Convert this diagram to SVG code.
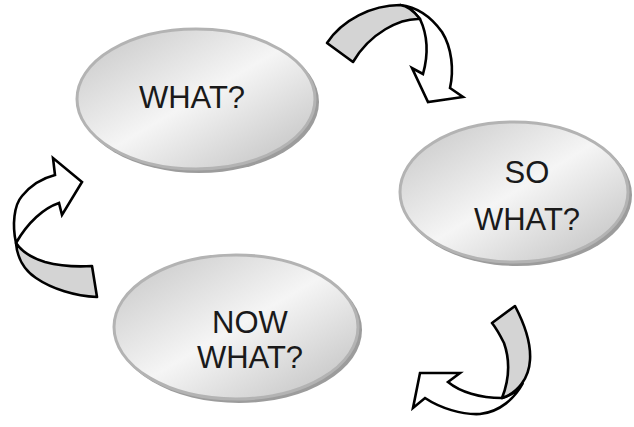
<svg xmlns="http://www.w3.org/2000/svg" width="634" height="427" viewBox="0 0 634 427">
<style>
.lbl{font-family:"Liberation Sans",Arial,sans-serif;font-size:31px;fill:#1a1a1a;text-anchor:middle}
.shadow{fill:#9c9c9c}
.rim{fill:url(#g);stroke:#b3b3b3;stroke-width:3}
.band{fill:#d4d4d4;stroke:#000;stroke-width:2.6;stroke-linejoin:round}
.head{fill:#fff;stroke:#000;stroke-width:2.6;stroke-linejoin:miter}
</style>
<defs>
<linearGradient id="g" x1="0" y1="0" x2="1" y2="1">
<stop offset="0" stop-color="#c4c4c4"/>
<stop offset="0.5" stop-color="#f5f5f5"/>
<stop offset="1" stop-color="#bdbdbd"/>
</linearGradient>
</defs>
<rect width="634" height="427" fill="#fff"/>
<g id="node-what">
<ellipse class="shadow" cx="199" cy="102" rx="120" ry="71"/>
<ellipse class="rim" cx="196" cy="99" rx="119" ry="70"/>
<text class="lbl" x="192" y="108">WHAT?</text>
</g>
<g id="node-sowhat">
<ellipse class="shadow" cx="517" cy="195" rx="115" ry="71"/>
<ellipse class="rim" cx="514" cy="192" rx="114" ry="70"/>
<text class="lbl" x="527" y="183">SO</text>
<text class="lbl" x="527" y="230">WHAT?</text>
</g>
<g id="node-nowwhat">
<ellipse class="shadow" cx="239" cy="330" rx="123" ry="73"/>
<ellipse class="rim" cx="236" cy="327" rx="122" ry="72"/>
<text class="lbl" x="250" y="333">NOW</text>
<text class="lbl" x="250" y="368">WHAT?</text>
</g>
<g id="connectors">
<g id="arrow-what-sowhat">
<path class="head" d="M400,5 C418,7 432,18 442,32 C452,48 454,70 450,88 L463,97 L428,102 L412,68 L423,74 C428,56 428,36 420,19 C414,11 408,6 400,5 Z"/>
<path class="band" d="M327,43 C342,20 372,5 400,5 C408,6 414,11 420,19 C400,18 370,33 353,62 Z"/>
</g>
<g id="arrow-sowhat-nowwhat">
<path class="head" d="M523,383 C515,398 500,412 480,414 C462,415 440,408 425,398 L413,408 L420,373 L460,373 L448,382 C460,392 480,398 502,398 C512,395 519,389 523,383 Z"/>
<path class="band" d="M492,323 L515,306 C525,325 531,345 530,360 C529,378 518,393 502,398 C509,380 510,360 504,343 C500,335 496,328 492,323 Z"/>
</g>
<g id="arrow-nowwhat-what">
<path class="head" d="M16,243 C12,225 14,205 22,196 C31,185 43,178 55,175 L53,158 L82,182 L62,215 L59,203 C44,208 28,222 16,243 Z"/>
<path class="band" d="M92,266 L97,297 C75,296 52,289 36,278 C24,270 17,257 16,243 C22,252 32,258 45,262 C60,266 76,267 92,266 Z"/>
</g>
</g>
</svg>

---

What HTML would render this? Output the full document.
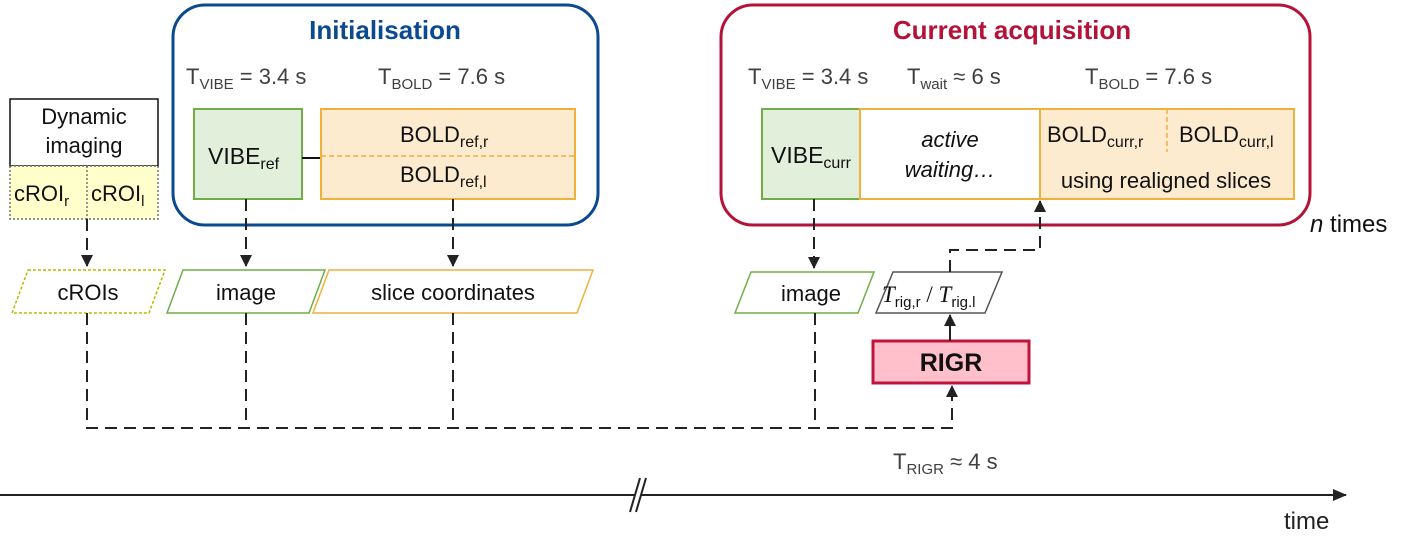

---

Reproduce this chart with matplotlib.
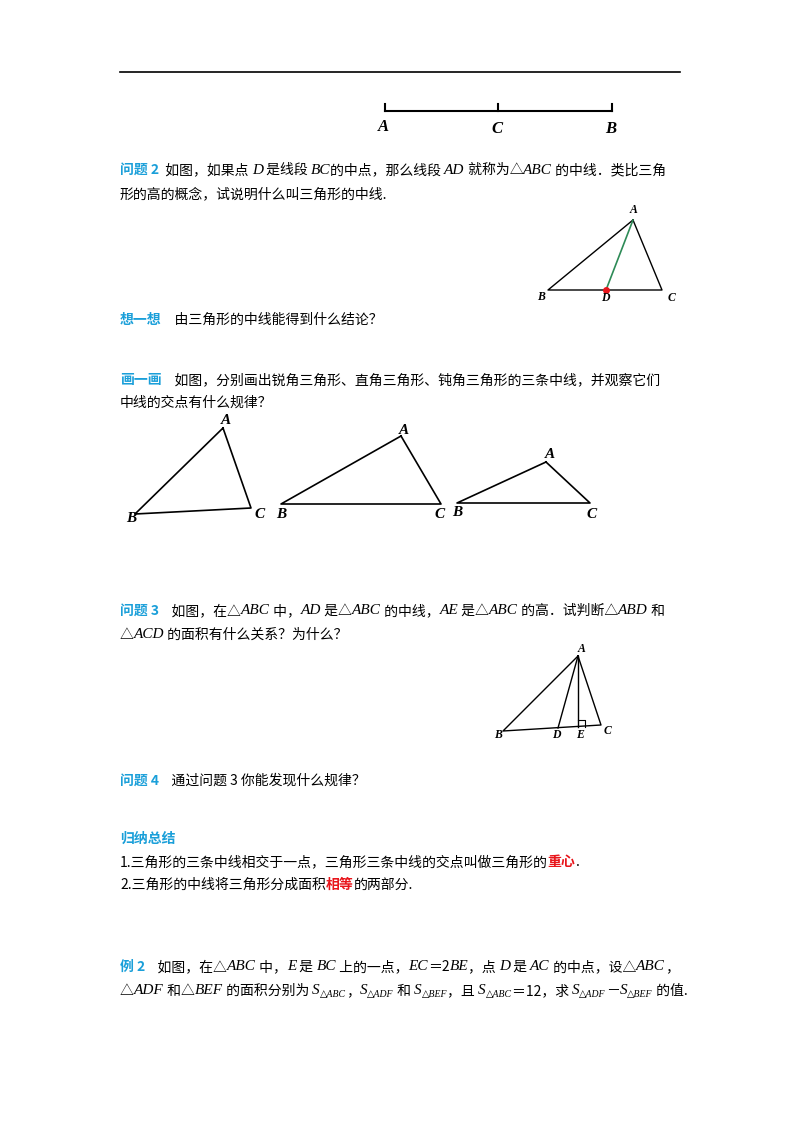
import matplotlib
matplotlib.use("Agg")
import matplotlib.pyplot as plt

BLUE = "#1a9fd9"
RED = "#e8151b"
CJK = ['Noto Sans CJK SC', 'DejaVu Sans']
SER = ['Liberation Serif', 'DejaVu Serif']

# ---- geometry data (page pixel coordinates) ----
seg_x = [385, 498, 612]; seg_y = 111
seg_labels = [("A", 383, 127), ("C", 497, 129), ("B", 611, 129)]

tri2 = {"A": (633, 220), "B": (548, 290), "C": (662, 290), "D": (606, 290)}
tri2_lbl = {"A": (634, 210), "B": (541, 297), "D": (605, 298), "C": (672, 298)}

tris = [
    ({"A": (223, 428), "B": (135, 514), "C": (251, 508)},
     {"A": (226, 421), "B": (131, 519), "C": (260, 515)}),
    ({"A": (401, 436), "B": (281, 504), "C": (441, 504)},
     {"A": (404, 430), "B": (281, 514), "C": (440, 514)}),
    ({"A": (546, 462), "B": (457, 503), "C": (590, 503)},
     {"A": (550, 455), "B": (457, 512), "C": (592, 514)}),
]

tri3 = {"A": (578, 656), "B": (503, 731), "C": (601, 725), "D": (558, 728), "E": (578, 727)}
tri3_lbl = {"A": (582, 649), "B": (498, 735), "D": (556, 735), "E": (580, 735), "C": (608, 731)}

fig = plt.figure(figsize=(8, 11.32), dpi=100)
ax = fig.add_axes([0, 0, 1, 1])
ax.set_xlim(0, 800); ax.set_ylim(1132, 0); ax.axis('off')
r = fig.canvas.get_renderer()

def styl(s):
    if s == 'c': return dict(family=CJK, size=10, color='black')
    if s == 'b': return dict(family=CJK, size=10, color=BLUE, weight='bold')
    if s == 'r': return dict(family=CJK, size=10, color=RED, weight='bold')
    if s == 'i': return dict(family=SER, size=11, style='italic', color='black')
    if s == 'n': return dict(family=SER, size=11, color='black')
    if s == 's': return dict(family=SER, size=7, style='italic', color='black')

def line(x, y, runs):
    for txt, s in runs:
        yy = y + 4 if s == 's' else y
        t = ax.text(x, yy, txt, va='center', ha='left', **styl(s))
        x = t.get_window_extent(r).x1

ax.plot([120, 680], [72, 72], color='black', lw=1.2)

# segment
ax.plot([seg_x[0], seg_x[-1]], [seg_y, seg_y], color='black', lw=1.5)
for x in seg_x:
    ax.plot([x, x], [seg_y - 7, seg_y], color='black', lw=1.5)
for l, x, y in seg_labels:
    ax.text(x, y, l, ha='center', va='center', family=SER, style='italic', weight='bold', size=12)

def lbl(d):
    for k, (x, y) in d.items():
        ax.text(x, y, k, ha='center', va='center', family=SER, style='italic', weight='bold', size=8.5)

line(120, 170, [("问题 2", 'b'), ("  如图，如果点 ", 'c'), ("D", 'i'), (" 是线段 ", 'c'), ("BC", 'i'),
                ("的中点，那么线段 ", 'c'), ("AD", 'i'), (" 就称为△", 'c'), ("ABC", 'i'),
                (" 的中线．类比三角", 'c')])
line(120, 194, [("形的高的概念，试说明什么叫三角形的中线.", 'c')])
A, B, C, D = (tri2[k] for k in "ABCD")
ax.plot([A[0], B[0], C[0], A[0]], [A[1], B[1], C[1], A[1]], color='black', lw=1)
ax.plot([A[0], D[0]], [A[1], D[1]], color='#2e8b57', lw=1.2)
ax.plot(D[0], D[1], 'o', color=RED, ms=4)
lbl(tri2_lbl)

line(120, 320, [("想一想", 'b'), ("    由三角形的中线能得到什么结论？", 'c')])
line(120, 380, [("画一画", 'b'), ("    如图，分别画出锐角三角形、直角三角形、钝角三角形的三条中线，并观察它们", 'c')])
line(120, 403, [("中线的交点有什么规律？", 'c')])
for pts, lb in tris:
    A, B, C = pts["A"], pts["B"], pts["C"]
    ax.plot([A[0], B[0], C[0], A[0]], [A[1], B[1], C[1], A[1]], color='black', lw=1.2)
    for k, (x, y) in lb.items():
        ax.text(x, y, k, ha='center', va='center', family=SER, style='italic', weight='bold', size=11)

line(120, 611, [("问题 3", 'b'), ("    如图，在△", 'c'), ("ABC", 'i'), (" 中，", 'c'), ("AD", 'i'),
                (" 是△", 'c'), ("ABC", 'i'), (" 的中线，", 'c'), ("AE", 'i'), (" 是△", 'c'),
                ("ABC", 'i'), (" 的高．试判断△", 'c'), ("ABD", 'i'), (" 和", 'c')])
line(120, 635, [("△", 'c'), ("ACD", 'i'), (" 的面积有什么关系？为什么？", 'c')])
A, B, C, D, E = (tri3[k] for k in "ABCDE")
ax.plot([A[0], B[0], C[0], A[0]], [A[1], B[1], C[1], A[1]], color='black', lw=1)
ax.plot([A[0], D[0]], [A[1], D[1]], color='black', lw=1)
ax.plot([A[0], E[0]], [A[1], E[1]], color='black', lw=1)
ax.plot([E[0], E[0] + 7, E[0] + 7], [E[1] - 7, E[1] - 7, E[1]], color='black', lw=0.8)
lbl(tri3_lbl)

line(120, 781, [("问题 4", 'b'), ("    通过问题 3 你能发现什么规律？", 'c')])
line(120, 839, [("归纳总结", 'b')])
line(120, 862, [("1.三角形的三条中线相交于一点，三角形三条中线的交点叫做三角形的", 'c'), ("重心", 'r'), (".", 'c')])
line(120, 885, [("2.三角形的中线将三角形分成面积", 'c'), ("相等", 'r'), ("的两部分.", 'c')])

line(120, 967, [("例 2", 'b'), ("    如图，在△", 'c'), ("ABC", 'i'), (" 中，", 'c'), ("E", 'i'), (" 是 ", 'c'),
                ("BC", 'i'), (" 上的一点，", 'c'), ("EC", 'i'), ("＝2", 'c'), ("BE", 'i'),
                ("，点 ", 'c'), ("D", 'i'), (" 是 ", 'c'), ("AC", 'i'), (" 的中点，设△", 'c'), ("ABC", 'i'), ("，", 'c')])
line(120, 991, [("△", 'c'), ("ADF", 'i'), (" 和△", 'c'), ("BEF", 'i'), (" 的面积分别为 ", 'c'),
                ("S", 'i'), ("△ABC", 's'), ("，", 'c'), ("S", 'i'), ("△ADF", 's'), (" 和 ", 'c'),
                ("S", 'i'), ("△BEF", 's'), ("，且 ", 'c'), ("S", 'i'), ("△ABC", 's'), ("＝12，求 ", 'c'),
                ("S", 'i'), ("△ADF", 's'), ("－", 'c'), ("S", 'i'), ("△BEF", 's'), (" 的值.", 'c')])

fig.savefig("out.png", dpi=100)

• INSTRUCTIONS FOR THE TASK
Exactly reproduce the lines from the line holding "Reproduce this chart with matplotlib." through the line holding "SER = ['Liberation Serif', 'DejaVu Serif']", and only those; pictures are to be left out.

• COMPLETED EXERCISE
Reproduce this chart with matplotlib.
import matplotlib
matplotlib.use("Agg")
import matplotlib.pyplot as plt

BLUE = "#1a9fd9"
RED = "#e8151b"
CJK = ['Noto Sans CJK SC', 'DejaVu Sans']
SER = ['Liberation Serif', 'DejaVu Serif']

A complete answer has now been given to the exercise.